Synth designer Peter Vogel, creator of the groundbreaking Fairlight CMI synthesizer, is featured in a new article in Australia’s Sydney Morning Herald.
Along with the print article, there is also a short video, embedded below, about the Fairlight and its influence on popular music since its debut in 1979. Keep an eye out for the clip of Herbie Hancock playing the instrument on Sesame Street:
The original Fairlight CMI (short for Computer Musical Instrument) was a technological and creative success and was featured in lots of 80s pop hits from artists as diverse as Jean Michel Jarre, Duran Duran, Peter Gabriel, Stevie Wonder, Herbie Hancock and Devo, among many others. But at $50,000 to $100,000 apiece, the Fairlight had limited commercial success, and the instrument went out of production (and its maker went bankrupt) in 1986.

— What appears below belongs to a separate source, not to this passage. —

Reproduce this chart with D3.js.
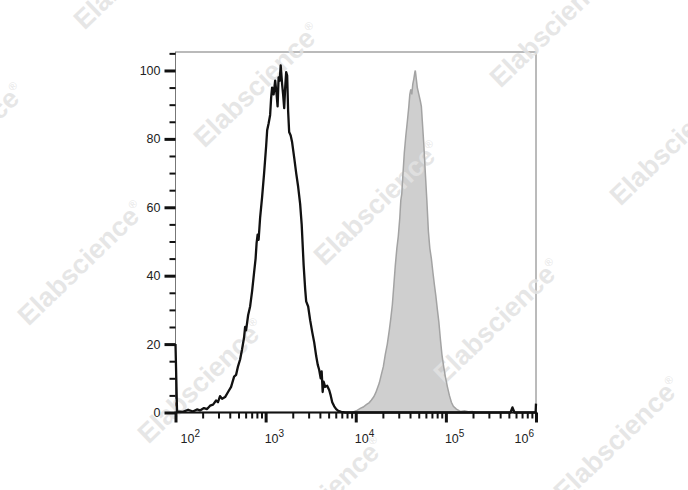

More recently, Peter Vogel Instruments has resurrected the Fairlight CMI (now called the CMI 30A, in tribute to its 30th anniversary), and has also released a $50 iOS version.
The full print article is at this link. And check out this earlier post for more of Herbie Hancock on Sesame Street.
14,000 downloads of the $50 Fairlight app!?! That 7 million bucks if my math isn’t off.
That would be seven hundred thousand.
Your math is off.
I suspect the 14,000 downloads include the $9.99 player app.
He showed it to Stevie Wonder? lol
As others have said, your math is off. Also, developers don’t get all of that. From what I understand, Apple takes around 30% off the top of app store sales.
Still, $490,000 is nothing to sneeze at. I’m glad they have been successful with the project, and I hope it will inspire more companies to develop for IOS.
In trying to remember what the original Fairlight could do, I am curious about the new instrument’s Soundry page. I wonder if the additive capabilities of the original instrument were as complex. I don’t remember the original Fairlight having separate amplitude and pitch envelopes for each harmonic. And I am pretty sure it did not have the convolution synthesis.